Five stars. The story is wonderful.
Five stars. This book is so beautiful.
Five stars. This one captivated me the most.

We shouldn’t rate books or any other type of arts, in my opinion. You might disagree or you might agree, but since this article meant to be read by the void, read (re: hear) me out for a couple of minutes.

When we are giving a review, we will never be separated from our own experience. One might like it because it fits their taste. One might not like it because they expect more action. I like some books for a single reason and some other books for a million reasons. Maybe… Just maybe. We should recommend books based on our preferences. Oh, you like A. Based on your historical preferences, other readers like you read book B and they like it. Maybe we can learn one or two things from targeted ads and recommendation algorithms to recommend books to read. I think it is harder to be trapped in the echo chamber when it comes to books, and I think it’s worth the risk. If somebody put their energy to write lies and hoaxes, and publish it in books, that would be an interesting feat, isn’t it? I mean we can channel their imagination into novels. Who knows.

What is the point of rating?

Back to the rating system, what is the point of rating? Are we assessing the works? Are we assessing the authors? Are we assessing both of them? Well, I don’t have the answers either and that’s why I think it can be abolished. I think without a rating, our discussion can be more constructive. Of course, removing ratings does not remove the internet argument arena but it can help people to find their own taste. Instead of arguing the rating, we can argue about the content of the book. Book A is my cup of tea because I’m looking for something light. Book B might get my attention when I’m just into the fantasy genre. Book C uses simple English and might be useful for people that just learned English.

The rating does not have any standards. I gave three stars to mean mediocre while my friend gave two for mediocre. And that’s just the simple explanation. Again, I find it weird that we sum all of our subjectivity into one “objective” score.

Imagine book as a gift

Books and other forms of art can be imagined as a gift. The gift is the creator’s until they packaged it. It stopped become theirs when it is opened. It becomes ours when we open it. The interaction between us and the literature is ours and unique for each of us. I acknowledge the intellectual property rights but it is up to the reader on how they interpret it.

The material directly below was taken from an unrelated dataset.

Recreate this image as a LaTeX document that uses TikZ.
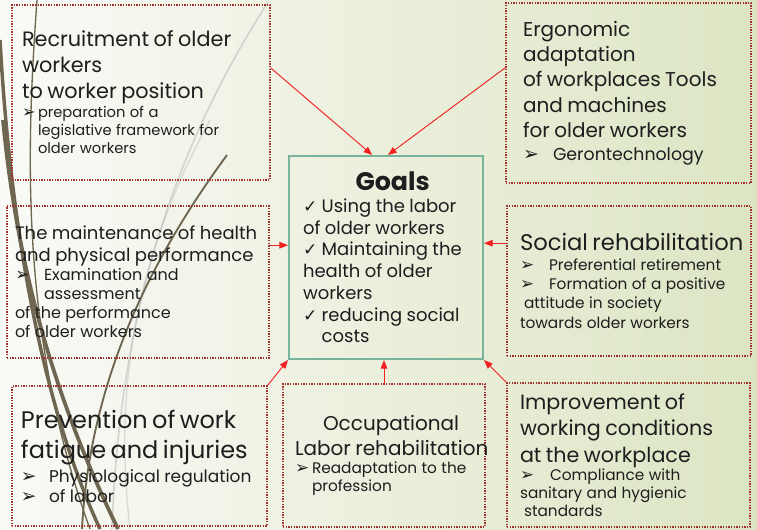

If it is not possible to abolish the rating system or perhaps took time, maybe we could reduce the emphasize on the rating. Hide the rating or put the rating in a non-strategic place.

I kind of hope that we can like and dislike things safely. I once feel bad that I cannot like a book while that book received a high rating. Is there something wrong with my taste? I thought to myself. Maybe. Again, another maybe. We can emphasize more about the explanation on why it does not fit my preference or my current expectation. I would love to have more people read books and by fixing the review method, I hope, can reduce the barrier even though just a little bit.